## GOAL OF THE EXERCISE
Copy nothing but the text: reproduce each line of the listing exactly and leave the pictures out.

## PROVIDED DATA
=====
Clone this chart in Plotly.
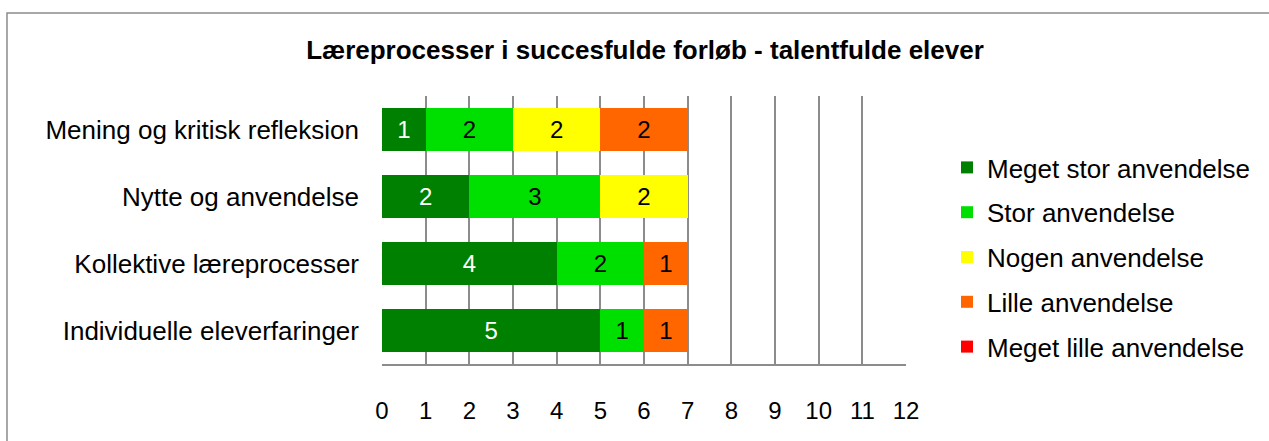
import plotly.graph_objects as go

categories = ["Individuelle eleverfaringer", "Kollektive læreprocesser",
              "Nytte og anvendelse", "Mening og kritisk refleksion"]
series_names = ["Meget stor anvendelse", "Stor anvendelse", "Nogen anvendelse",
                "Lille anvendelse", "Meget lille anvendelse"]
meget_stor = [5, 4, 2, 1]
stor = [1, 2, 3, 2]
nogen = [0, 0, 2, 2]
lille = [1, 1, 0, 2]
meget_lille = [0, 0, 0, 0]
colors = ["#008000", "#00E000", "#FFFF00", "#FF6600", "#FF0000"]
text_colors = ["white", "black", "black", "black", "black"]
x_ticks = list(range(0, 13))

series_values = [meget_stor, stor, nogen, lille, meget_lille]

FONT = "Liberation Sans, Arial, sans-serif"
FS = 26
fig = go.Figure()
for i, (name, vals) in enumerate(zip(series_names, series_values)):
    fig.add_trace(go.Bar(
        y=categories, x=vals, name=name, orientation="h",
        marker=dict(color=colors[i], line=dict(width=0)),
        text=[str(v) if v else "" for v in vals],
        textposition="inside", insidetextanchor="middle",
        textfont=dict(color=text_colors[i], size=24, family=FONT),
        legendgroup=name,
    ))

L, R, T, B = 382, 1269 - 906, 96, 441 - 364
W, H = 1269, 441
pw, ph = W - L - R, H - T - B

def px_x(px):
    return (px - L) / pw

def px_y(py):
    return (H - B - py) / ph

fig.update_layout(
    width=W, height=H,
    margin=dict(l=L, r=R, t=T, b=B, autoexpand=False),
    barmode="stack", bargap=0.37,
    plot_bgcolor="white", paper_bgcolor="white",
    font=dict(family=FONT, size=FS, color="black"),
    title=dict(text="<b>Læreprocesser i succesfulde forløb - talentfulde elever</b>",
               x=(645) / W, xanchor="center", y=1 - 50 / H, yanchor="middle",
               font=dict(size=26, family=FONT, color="black")),
    xaxis=dict(range=[0, 12], tickvals=x_ticks, showgrid=True, gridcolor="#8c8c8c",
               gridwidth=1.5, showline=True, linecolor="#8c8c8c", linewidth=1.5,
               ticks="", ticklabelstandoff=24, zeroline=False, fixedrange=True,
               tickfont=dict(size=24, family=FONT, color="black")),
    yaxis=dict(showgrid=False, showline=False, ticks="", ticklabelstandoff=22,
               tickfont=dict(size=FS, family=FONT, color="black"),
               categoryorder="array", categoryarray=categories, fixedrange=True),
    legend=dict(x=px_x(947), xanchor="left", y=px_y(144), yanchor="top",
                traceorder="grouped", tracegroupgap=8,
                font=dict(size=FS, family=FONT, color="black"),
                bgcolor="rgba(0,0,0,0)"),
    showlegend=True,
)
fig.add_shape(type="rect", xref="paper", yref="paper",
              x0=px_x(7), x1=px_x(1275), y0=px_y(450), y1=px_y(13),
              line=dict(color="#8c8c8c", width=1.5), layer="below")

fig.write_html("out.html", config={"displayModeBar": False},
               post_script="document.body.style.margin='0';")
=====
## CORRECT RESULT
Clone this chart in Plotly.
import plotly.graph_objects as go

categories = ["Individuelle eleverfaringer", "Kollektive læreprocesser",
              "Nytte og anvendelse", "Mening og kritisk refleksion"]
series_names = ["Meget stor anvendelse", "Stor anvendelse", "Nogen anvendelse",
                "Lille anvendelse", "Meget lille anvendelse"]
meget_stor = [5, 4, 2, 1]
stor = [1, 2, 3, 2]
nogen = [0, 0, 2, 2]
lille = [1, 1, 0, 2]
meget_lille = [0, 0, 0, 0]
colors = ["#008000", "#00E000", "#FFFF00", "#FF6600", "#FF0000"]
text_colors = ["white", "black", "black", "black", "black"]
x_ticks = list(range(0, 13))

series_values = [meget_stor, stor, nogen, lille, meget_lille]

FONT = "Liberation Sans, Arial, sans-serif"
FS = 26
fig = go.Figure()
for i, (name, vals) in enumerate(zip(series_names, series_values)):
    fig.add_trace(go.Bar(
        y=categories, x=vals, name=name, orientation="h",
        marker=dict(color=colors[i], line=dict(width=0)),
        text=[str(v) if v else "" for v in vals],
        textposition="inside", insidetextanchor="middle",
        textfont=dict(color=text_colors[i], size=24, family=FONT),
        legendgroup=name,
    ))

L, R, T, B = 382, 1269 - 906, 96, 441 - 364
W, H = 1269, 441
pw, ph = W - L - R, H - T - B

def px_x(px):
    return (px - L) / pw

def px_y(py):
    return (H - B - py) / ph

fig.update_layout(
    width=W, height=H,
    margin=dict(l=L, r=R, t=T, b=B, autoexpand=False),
    barmode="stack", bargap=0.37,
    plot_bgcolor="white", paper_bgcolor="white",
    font=dict(family=FONT, size=FS, color="black"),
    title=dict(text="<b>Læreprocesser i succesfulde forløb - talentfulde elever</b>",
               x=(645) / W, xanchor="center", y=1 - 50 / H, yanchor="middle",
               font=dict(size=26, family=FONT, color="black")),
    xaxis=dict(range=[0, 12], tickvals=x_ticks, showgrid=True, gridcolor="#8c8c8c",
               gridwidth=1.5, showline=True, linecolor="#8c8c8c", linewidth=1.5,
               ticks="", ticklabelstandoff=24, zeroline=False, fixedrange=True,
               tickfont=dict(size=24, family=FONT, color="black")),
    yaxis=dict(showgrid=False, showline=False, ticks="", ticklabelstandoff=22,
               tickfont=dict(size=FS, family=FONT, color="black"),
               categoryorder="array", categoryarray=categories, fixedrange=True),
    legend=dict(x=px_x(947), xanchor="left", y=px_y(144), yanchor="top",
                traceorder="grouped", tracegroupgap=8,
                font=dict(size=FS, family=FONT, color="black"),
                bgcolor="rgba(0,0,0,0)"),
    showlegend=True,
)
fig.add_shape(type="rect", xref="paper", yref="paper",
              x0=px_x(7), x1=px_x(1275), y0=px_y(450), y1=px_y(13),
              line=dict(color="#8c8c8c", width=1.5), layer="below")

fig.write_html("out.html", config={"displayModeBar": False},
               post_script="document.body.style.margin='0';")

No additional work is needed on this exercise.